- Your goal: Omit pictures and quote the listing below line by line, from its start through the line that holds "3050000, 3050000, 3050000, 3050000, 3050000]".

- Stored data:
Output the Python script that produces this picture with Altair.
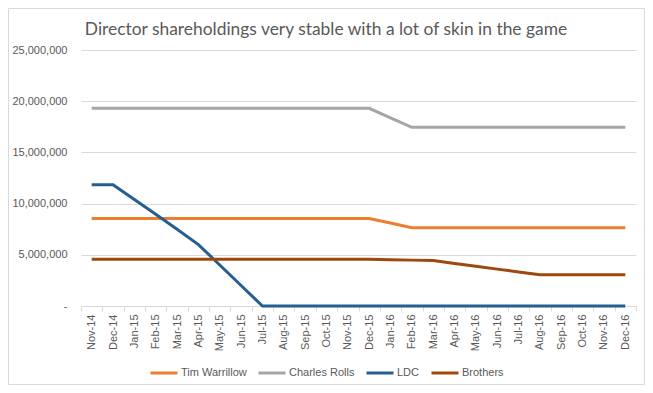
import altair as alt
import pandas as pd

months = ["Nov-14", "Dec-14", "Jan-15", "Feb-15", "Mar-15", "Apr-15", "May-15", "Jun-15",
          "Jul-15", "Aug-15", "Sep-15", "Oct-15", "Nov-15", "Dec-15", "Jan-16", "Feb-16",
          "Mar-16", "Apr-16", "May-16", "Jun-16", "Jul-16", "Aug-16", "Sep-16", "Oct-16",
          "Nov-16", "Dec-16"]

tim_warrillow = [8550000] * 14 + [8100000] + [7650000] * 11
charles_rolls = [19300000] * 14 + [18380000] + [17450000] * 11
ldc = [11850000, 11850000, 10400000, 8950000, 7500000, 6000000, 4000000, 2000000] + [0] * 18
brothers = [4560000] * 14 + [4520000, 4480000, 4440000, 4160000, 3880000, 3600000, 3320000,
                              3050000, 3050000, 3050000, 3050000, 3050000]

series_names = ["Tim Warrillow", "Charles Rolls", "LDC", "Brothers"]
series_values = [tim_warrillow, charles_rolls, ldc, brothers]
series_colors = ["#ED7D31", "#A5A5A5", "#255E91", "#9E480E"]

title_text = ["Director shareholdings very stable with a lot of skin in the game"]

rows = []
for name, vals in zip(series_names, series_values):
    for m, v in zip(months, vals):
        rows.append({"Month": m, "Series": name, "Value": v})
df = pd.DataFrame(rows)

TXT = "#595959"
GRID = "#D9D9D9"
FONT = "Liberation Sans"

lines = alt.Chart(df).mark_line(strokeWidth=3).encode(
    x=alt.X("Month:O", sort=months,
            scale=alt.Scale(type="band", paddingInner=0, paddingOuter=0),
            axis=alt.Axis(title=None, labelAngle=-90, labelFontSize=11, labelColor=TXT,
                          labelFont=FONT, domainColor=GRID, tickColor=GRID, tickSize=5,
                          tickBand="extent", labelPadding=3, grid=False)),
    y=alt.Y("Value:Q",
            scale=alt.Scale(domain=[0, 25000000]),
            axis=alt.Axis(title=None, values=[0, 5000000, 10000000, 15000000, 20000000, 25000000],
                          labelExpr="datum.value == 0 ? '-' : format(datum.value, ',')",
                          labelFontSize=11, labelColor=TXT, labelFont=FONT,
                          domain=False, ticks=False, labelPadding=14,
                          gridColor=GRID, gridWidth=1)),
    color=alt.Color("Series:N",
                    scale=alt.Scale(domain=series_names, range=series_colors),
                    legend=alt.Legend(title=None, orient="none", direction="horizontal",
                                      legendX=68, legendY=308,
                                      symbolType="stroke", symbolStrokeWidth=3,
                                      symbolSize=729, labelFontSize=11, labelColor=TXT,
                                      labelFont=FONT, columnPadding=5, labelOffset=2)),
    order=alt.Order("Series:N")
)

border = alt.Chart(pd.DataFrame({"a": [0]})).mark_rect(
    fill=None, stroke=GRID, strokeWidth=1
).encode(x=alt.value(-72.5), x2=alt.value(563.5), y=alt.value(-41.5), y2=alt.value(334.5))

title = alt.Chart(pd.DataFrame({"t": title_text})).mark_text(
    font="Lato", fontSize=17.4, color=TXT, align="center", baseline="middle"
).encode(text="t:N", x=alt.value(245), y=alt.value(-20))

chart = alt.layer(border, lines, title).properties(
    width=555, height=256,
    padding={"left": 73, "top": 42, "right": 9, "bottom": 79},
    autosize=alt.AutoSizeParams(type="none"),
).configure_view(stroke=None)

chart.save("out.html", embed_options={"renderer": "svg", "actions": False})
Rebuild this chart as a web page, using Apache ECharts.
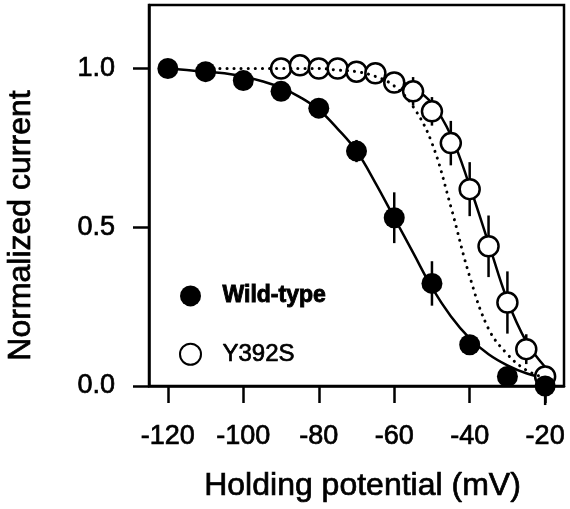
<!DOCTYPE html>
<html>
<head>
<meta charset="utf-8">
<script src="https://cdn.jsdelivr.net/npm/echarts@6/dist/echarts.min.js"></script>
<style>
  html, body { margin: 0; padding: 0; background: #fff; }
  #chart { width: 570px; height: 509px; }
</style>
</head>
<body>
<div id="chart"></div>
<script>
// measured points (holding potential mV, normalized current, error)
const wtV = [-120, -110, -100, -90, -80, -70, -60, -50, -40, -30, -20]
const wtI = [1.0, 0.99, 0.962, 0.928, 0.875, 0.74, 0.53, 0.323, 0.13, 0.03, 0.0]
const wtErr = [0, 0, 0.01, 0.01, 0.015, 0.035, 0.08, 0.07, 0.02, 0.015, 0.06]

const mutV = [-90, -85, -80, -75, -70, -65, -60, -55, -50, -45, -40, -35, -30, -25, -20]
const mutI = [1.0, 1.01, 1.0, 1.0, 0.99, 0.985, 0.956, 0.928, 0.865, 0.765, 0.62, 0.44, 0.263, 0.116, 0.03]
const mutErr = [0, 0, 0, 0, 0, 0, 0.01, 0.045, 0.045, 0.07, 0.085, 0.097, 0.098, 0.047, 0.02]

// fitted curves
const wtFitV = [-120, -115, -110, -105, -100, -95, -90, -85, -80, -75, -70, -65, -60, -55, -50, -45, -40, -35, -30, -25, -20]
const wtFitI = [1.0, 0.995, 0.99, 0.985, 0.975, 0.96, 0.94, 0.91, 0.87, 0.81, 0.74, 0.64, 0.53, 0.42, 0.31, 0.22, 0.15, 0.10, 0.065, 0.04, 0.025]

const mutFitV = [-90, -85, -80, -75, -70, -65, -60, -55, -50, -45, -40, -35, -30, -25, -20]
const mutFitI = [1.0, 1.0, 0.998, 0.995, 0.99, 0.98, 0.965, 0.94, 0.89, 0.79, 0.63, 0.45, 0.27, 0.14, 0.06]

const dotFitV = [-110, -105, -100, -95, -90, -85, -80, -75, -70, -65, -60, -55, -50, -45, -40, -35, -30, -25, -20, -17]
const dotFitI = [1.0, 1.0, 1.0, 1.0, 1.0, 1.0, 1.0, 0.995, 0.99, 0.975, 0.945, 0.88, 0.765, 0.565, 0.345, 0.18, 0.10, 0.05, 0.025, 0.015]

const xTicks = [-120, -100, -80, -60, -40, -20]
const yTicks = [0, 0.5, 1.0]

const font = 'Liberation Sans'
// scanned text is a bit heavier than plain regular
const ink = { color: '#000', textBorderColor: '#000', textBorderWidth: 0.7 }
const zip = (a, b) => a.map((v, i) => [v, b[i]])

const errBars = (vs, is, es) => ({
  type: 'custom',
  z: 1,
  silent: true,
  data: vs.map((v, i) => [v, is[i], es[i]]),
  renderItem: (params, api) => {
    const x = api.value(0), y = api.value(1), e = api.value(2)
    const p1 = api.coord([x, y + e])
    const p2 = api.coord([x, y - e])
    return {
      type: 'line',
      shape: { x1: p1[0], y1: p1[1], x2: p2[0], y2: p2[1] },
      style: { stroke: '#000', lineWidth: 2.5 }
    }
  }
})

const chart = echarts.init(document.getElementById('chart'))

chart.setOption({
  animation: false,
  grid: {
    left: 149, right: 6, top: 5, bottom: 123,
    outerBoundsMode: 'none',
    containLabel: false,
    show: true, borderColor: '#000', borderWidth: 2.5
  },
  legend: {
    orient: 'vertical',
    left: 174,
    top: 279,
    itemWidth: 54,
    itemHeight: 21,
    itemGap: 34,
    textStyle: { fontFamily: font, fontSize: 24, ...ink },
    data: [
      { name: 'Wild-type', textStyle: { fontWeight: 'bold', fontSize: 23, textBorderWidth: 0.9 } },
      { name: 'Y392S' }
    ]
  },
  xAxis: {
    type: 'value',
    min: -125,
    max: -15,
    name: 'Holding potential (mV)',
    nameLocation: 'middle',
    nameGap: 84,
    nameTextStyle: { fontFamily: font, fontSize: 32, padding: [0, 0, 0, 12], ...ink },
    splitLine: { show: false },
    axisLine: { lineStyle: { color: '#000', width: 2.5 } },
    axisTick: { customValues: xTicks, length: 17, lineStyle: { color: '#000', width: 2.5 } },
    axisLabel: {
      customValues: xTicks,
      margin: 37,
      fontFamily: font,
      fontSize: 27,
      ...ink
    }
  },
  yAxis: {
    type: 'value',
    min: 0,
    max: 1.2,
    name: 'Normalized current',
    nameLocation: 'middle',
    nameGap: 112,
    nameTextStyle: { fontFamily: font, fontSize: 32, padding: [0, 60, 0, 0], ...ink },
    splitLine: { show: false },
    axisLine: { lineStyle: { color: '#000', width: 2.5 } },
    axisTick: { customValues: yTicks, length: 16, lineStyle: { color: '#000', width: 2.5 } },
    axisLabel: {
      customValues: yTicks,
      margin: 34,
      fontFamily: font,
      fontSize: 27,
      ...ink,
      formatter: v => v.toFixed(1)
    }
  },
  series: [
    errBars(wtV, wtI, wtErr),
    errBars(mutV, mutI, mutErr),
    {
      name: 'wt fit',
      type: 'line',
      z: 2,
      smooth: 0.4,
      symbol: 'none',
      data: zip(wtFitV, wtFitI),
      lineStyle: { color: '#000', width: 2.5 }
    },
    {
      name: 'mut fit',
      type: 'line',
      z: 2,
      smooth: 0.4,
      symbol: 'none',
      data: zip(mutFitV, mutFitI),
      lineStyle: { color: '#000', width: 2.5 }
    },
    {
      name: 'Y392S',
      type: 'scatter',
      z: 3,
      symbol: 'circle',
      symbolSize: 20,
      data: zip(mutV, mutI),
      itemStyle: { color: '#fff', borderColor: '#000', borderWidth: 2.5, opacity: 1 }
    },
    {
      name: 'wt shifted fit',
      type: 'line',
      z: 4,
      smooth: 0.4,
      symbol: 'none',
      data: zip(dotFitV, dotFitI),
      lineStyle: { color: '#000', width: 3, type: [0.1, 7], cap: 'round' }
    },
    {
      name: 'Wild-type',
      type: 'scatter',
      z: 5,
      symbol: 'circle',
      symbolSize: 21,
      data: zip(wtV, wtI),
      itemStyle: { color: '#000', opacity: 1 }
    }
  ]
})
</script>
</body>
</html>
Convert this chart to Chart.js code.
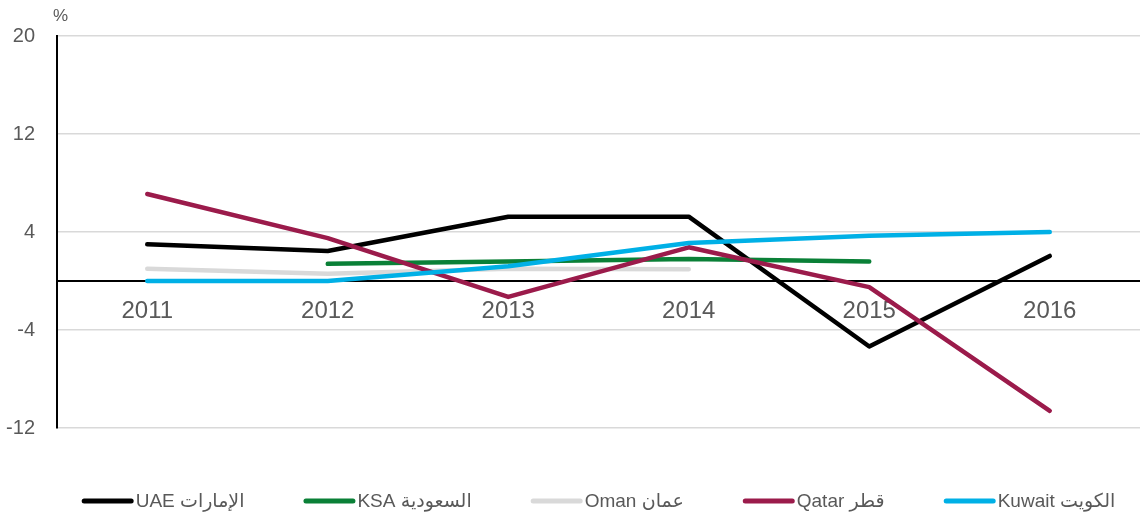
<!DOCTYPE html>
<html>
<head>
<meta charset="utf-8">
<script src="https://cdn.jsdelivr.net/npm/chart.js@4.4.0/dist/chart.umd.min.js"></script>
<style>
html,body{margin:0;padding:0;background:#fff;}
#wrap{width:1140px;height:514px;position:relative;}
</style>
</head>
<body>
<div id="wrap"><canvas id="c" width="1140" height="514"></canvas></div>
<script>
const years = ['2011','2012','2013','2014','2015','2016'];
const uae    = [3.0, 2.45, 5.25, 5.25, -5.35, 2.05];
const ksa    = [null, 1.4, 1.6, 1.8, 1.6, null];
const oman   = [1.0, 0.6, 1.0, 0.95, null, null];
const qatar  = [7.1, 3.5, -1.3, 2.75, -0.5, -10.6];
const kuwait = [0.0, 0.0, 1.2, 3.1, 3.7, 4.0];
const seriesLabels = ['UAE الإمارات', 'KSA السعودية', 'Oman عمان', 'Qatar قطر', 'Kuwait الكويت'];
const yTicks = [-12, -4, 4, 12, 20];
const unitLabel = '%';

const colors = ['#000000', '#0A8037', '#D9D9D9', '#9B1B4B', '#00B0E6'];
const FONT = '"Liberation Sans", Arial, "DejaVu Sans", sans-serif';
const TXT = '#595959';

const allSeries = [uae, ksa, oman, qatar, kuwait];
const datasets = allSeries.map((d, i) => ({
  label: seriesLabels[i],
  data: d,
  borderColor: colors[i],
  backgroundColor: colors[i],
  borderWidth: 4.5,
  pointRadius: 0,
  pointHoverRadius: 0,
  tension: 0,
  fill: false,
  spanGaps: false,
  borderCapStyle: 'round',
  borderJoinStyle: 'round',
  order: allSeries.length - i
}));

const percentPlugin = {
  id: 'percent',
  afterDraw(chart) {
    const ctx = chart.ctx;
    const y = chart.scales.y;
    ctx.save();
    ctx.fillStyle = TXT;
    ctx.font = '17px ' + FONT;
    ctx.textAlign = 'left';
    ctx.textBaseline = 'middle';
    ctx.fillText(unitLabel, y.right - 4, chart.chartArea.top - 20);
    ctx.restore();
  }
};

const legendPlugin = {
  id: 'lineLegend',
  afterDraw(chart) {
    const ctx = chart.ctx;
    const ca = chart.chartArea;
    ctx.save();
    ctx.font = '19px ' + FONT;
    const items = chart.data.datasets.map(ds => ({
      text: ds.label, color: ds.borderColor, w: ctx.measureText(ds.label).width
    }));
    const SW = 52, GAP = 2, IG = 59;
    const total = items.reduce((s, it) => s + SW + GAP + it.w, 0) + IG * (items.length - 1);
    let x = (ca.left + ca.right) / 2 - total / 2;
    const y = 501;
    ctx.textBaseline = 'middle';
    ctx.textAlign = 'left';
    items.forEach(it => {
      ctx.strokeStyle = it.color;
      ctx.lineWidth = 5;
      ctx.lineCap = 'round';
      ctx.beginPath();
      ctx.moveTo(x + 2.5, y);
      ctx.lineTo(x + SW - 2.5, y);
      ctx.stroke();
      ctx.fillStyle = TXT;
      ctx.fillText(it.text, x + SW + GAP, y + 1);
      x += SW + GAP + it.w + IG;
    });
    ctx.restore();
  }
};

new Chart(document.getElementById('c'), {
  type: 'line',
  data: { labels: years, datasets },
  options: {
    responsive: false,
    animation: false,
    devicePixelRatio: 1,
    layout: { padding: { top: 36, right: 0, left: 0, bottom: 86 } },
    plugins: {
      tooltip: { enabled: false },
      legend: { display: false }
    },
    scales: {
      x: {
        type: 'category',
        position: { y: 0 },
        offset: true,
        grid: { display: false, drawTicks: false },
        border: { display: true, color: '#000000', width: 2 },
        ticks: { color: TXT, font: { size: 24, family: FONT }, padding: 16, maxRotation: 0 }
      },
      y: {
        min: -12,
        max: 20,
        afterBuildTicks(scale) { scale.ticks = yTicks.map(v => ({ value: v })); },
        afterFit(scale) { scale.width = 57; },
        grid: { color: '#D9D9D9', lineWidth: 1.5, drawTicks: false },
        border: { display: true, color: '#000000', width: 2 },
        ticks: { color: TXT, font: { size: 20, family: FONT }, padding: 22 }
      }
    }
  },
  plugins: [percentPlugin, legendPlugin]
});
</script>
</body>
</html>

- Solution for this task:
Output the Python script that produces this picture with Altair.
import altair as alt
import pandas as pd

months = ["Nov-14", "Dec-14", "Jan-15", "Feb-15", "Mar-15", "Apr-15", "May-15", "Jun-15",
          "Jul-15", "Aug-15", "Sep-15", "Oct-15", "Nov-15", "Dec-15", "Jan-16", "Feb-16",
          "Mar-16", "Apr-16", "May-16", "Jun-16", "Jul-16", "Aug-16", "Sep-16", "Oct-16",
          "Nov-16", "Dec-16"]

tim_warrillow = [8550000] * 14 + [8100000] + [7650000] * 11
charles_rolls = [19300000] * 14 + [18380000] + [17450000] * 11
ldc = [11850000, 11850000, 10400000, 8950000, 7500000, 6000000, 4000000, 2000000] + [0] * 18
brothers = [4560000] * 14 + [4520000, 4480000, 4440000, 4160000, 3880000, 3600000, 3320000,
                              3050000, 3050000, 3050000, 3050000, 3050000]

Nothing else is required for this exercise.